Il vino di cui vi vorrei parlare è però Il Santo Sano e precisamente il 2012.
Un vino pronto, prontissimo, che fa solo acciaio, dalla fermentazione all’affinamento, e che esce in commercio un anno e mezzo dopo la raccolta delle uve (12 mesi in acciaio e gli ultimi 6 mesi in bottiglia).
La quota delle vigne di Aglianico (80%) e Piedirosso (20%), di cui questo nettare si compone, oscilla tra i 350 ed i 400 mt slm (ma le vigne di Masseria Starnali arrivano fino a quota 450 mt slm), il che consente un’ottima escursione termica e contribuisce alla freschezza del vino. Ciò che entusiasma però, fin dal primo approccio, è il forte carattere olfattivo che lo contraddistingue: rintocchi fumé risuonano al naso di continuo, anche a bicchiere vuoto, e ciò a marcare la provenienza delle uve da un suolo argilloso-vulcanico ricchissimo di estratto.

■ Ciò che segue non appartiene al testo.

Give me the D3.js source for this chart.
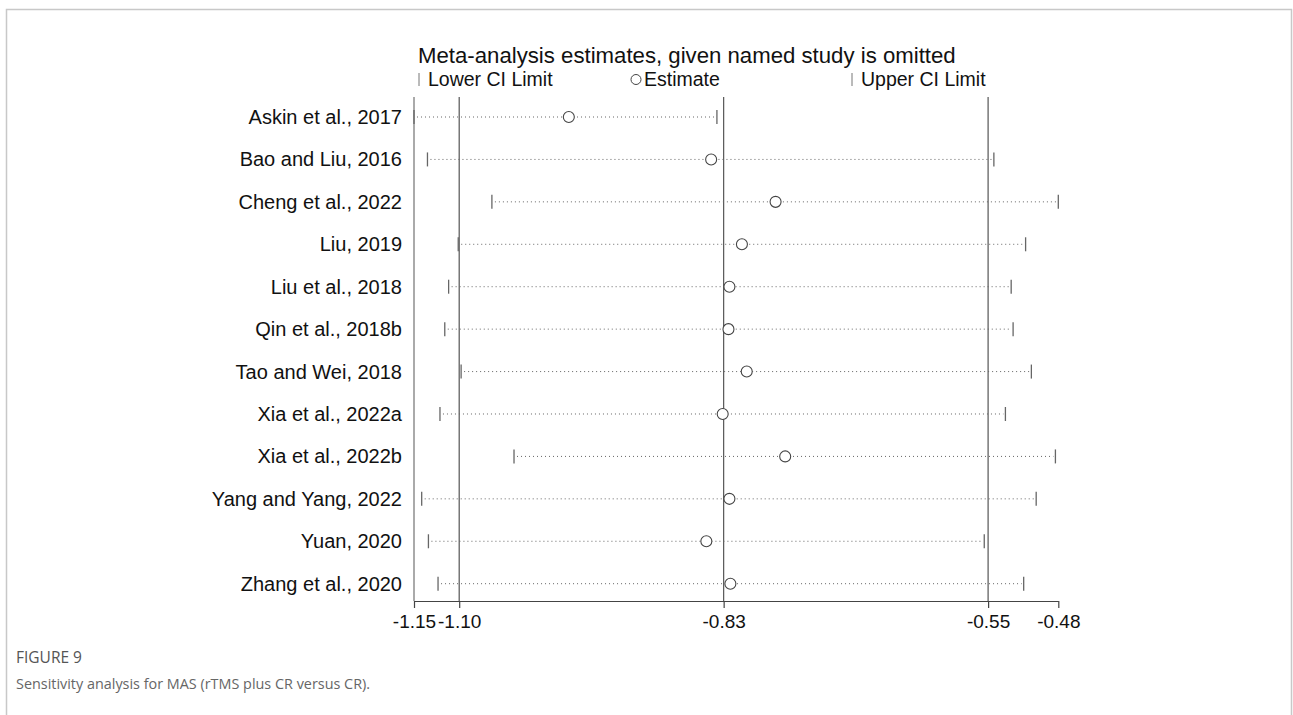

La cosa più semplice, e la stessa azienda lo suggerisce, sarebbe di degustare questo vino a tutto pasto. Perché poi per gli abbinamenti importanti c’è il Conte di Galluccio, prodotto di punta degli Starnali, con 12 mesi di affinamento in tonneau di rovere francese.
Tuttavia questo Santo Sano ha un suo particolare carattere che lo rende interessante anche negli accostamenti. Innanzitutto presenta un tannino integrato ed elegante, pur essendo un vino franco e “terragno”, come la gente che lo produce. E poi sa essere addirittura suadente, nelle sue note “cioccolattose” (passatemi il termine); il che lo rende adatto anche ad essere sorseggiato da solo, a fine pasto, in conversazione con gli amici.
Io ho terminato la mia degustazione con un Granduca, sigaro Toscano, elegante, morbido, suadente anch’esso.
La persistenza del vino, e soprattutto la sua acidità, hanno sostenuto bene la persistenza aromatica del sigaro. Ed anche se questo abbinamento non è canonico, come qualcuno potrebbe sostenere, preferendo al sigaro un più armonico Amarone della Valpolicella o una bollicina metodo classico, ha saputo allietare egregiamente la serata.
Questo è il territorio di Galluccio, una delle aree vitivinicole più estese d’inizio secolo scorso, che riforniva nell’antichità le grandi navi dell’Impero Romano. Solo che in passato i sistemi di viticoltura erano di tipo estensivo e volti alla produzione di grandi quantità di uve; oggi, invece, si è orientati verso una viticoltura di qualità, con ridotte rese per ettaro e soprattutto sempre più sostenibile.